Robinson is a hard game to get into simply because the basic controls don’t really work properly. Everything about the game seems set up to have you interact with the world using Move controllers. You have to climb by grabbing handholds that stick out of various walls. You have floating hands in the game. Hell, the character even holds a scanner whose shape almost exactly resembles a Move controller.
Instead, you play using a Dualshock, to allow for full movement in the game world with analogue sticks, giving Robinson one of the most frustrating, confusing and awkward control systems I’ve experienced in a VR game. Basic movement works fine, essentially performed in the same way as any other first-person VR game. You walk with the left stick, move where you’re looking and can reorient your view using the right stick, either in increments or smoothly.
Everything else about Robinson’s controls is seemingly designed to be as awful as possible. Climbing is the worst. And you’re going to be doing it a lot. To climb you need to look at a handhold until a floating hand appears, then hold R2/L2 (depending on which hand you’re using) to grab it and move. Repeat until you’re wherever you’re trying to get to. Or until you’ve fallen to your death again.
The biggest flaw in this system is the game’s perspective. You’re in first person. As such, your face is pretty close to the wall your climbing. Looking around for the next handhold gets awkward enough as it is. There’s also no way to judge if your disembodied hand will actually grab the ledge it’s hovering over. For some reason the hand simply appears over whatever handhold you’re looking at, regardless of whether you can grab it or not.

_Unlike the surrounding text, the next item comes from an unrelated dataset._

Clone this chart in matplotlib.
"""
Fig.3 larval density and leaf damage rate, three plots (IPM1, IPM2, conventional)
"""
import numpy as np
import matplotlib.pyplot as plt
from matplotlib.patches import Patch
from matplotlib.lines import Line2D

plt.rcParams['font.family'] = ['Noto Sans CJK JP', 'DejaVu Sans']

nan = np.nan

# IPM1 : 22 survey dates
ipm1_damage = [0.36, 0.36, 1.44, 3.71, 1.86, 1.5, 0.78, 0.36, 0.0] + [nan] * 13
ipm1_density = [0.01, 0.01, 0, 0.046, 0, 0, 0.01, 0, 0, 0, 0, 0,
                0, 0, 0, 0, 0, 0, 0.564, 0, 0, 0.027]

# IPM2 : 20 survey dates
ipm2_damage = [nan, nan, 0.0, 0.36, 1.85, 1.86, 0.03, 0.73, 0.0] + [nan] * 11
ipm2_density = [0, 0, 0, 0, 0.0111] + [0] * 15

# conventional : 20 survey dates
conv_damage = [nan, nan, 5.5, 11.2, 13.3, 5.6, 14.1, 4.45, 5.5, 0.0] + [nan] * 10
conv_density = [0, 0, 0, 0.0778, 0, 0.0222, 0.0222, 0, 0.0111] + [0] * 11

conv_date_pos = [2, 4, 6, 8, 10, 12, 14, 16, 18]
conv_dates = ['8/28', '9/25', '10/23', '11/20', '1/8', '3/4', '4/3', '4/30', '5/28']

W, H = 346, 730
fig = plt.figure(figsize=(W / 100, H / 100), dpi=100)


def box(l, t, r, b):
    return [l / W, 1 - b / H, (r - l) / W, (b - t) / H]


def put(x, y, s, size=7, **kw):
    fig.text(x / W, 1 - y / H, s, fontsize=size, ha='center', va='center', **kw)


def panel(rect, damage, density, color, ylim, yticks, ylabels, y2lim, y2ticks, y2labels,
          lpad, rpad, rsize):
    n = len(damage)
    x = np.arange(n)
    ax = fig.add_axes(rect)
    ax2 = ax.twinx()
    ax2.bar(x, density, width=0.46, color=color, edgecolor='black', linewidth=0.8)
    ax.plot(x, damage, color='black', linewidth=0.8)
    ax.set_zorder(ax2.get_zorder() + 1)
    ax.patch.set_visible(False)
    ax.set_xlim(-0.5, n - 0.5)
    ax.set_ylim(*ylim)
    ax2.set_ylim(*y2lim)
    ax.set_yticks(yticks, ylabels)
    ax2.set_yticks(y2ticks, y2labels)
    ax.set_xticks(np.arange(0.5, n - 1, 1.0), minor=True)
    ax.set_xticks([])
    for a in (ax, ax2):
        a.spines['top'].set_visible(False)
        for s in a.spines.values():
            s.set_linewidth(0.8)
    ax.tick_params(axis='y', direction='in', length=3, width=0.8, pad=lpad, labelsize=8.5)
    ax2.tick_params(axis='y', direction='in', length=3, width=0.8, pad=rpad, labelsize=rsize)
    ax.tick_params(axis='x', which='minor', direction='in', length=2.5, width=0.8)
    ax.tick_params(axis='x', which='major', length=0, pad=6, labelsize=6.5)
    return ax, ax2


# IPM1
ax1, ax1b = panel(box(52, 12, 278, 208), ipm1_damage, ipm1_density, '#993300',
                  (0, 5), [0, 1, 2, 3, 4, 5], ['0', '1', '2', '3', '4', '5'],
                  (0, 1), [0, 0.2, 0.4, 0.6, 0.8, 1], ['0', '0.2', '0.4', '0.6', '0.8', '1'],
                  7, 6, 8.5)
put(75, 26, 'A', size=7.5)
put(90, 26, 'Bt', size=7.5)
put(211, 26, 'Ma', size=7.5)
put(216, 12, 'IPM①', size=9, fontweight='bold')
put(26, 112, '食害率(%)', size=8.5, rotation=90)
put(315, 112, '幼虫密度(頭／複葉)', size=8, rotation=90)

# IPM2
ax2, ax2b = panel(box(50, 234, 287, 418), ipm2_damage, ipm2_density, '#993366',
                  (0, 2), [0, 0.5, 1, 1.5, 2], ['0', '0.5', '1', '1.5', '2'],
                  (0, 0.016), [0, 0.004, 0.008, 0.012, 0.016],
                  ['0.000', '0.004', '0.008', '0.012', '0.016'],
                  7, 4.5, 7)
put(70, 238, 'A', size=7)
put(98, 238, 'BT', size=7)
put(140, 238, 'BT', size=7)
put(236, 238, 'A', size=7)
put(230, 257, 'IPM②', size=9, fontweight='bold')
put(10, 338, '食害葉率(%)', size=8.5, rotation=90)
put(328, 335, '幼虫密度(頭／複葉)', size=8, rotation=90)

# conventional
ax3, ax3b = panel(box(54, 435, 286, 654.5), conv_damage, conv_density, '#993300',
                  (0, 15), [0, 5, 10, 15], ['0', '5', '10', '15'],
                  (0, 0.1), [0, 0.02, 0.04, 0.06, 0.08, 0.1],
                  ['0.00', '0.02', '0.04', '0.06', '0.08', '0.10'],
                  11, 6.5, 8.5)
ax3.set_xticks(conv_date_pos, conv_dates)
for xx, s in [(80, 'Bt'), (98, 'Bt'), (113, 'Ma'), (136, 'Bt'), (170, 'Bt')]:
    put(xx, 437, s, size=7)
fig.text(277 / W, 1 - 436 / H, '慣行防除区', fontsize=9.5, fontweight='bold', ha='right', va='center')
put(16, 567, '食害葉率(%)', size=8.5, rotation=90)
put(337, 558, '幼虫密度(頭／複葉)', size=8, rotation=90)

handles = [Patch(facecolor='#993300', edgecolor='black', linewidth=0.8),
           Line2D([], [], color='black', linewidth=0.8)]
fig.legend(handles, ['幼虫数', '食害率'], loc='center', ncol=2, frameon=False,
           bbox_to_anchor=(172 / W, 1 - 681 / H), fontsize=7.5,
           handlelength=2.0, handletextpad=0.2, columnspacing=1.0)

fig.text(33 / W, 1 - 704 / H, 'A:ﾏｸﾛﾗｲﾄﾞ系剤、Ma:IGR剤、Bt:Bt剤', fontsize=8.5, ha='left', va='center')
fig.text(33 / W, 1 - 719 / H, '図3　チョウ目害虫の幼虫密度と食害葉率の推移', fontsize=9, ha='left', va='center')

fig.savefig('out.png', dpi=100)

What ends up happening is that a lot of the handholds I was desperately trying to grasp for were just outside my reach, usually outside of the playable area of the VR headset. So many times I needed to physically move myself towards the handhold just to grab it, literally having to lean forwards or even stand up, in an awkward crouched position to keep the headset in view of the camera, just to be able to make a tiny portion of progress. It’s immersion shattering, highly frustrating and terrible level design.
If the rest of the game was enjoyable I might have been able to overlook this issue, but climbing is one of the core components of the entire game. The only other major part of Robinson’s gameplay is solving puzzles, most of which are designed around either guessing what the developer was thinking or looking for hidden objects that have been scattered throughout the environment.

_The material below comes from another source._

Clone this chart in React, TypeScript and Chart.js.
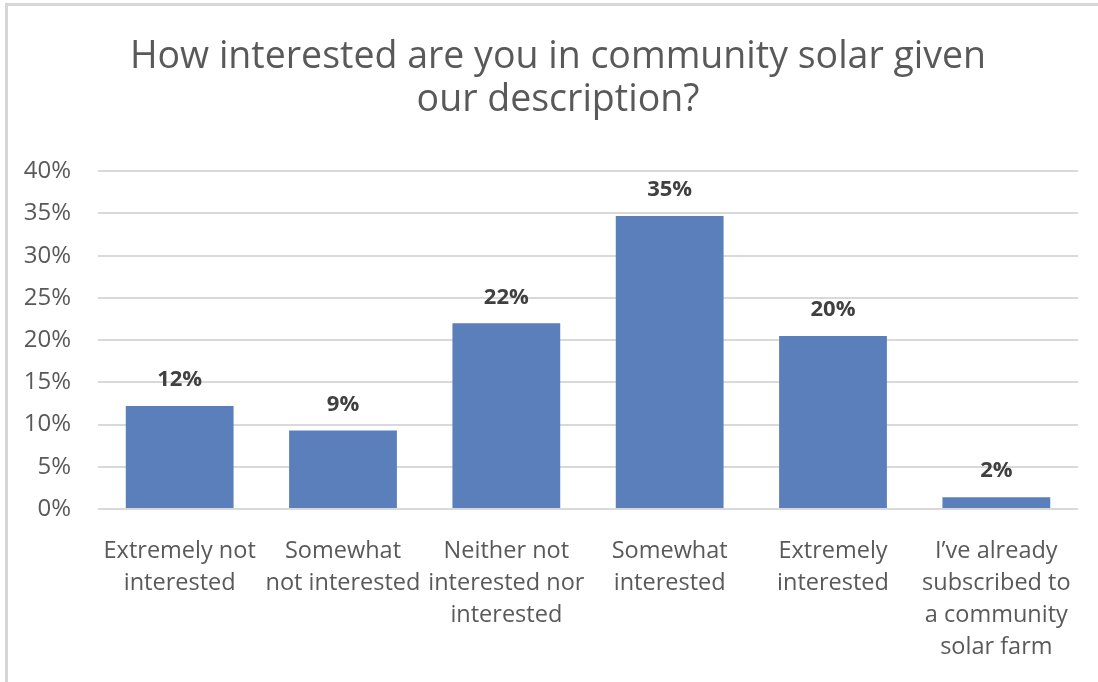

Solutions are generally unintuitive to boot. A “puzzle” involving a bird-thing (I’m not great with dinosaurs that aren’t in Jurassic Park) sees you, at a certain point, have to place a scarecrow in front of a nest to scare a bird-thing to fly away. A scarecrow I didn’t even know existed because I hadn’t seen it and the game hadn’t pointed it out to me. It was only after 25 minutes of plodding around the level trying to interact with everything I could see that I managed to pick up the weird looking Human doll and figure out what the game actually wanted from me.
What’s really insulting about how this puzzle plays out is how the surrounding mechanics supposedly work. I had to scare the bird-thing away with a scarecrow, despite having a baby T-Rex for a pet, whom the game specifically told me could scare away animals if I directed him to roar at them. Apparently bird-things aren’t scared of T-Rex’s? Or maybe there was just no thought put into the tools you have at your disposal and how they could interact with the gameplay being presented to you.
Almost everything you do in this game can be classified as busy work. Worse, you spend a big portion of Robinson completing what are essentially chores. Your AI companion even comments multiple times how boring the tasks you’re completing actually are, as if that somehow alleviates the sheer, mind-numbing tediousness that is playing Robinson: The Journey. No robot, I don’t want to fix the bloody wind generator. I want to go on an adventure and see some VR dinosaurs.
Robinson: The Journey is a virtual reality game that gives players the opportunity to explore a prehistoric world and look at some dinosaurs in VR. Somehow, it’s also one of the most boring things I’ve played all year. Instead of sending you off on an epic adventure of survival, or at the very least letting you explore its prehistoric world in awestruck wonder, you get left to do the chores. The “puzzles” are obtuse and outright uninteresting, oftentimes going against the mechanics the game taught you half an hour earlier, and the climbing (which accounts for a lot of your movement in-game) is incredibly awkward. Robinson is a thoroughly boring experience that just happens to look really, really pretty. I mean, the dinosaurs look great, but it’s not worth enduring the rest of the game to get a look at them.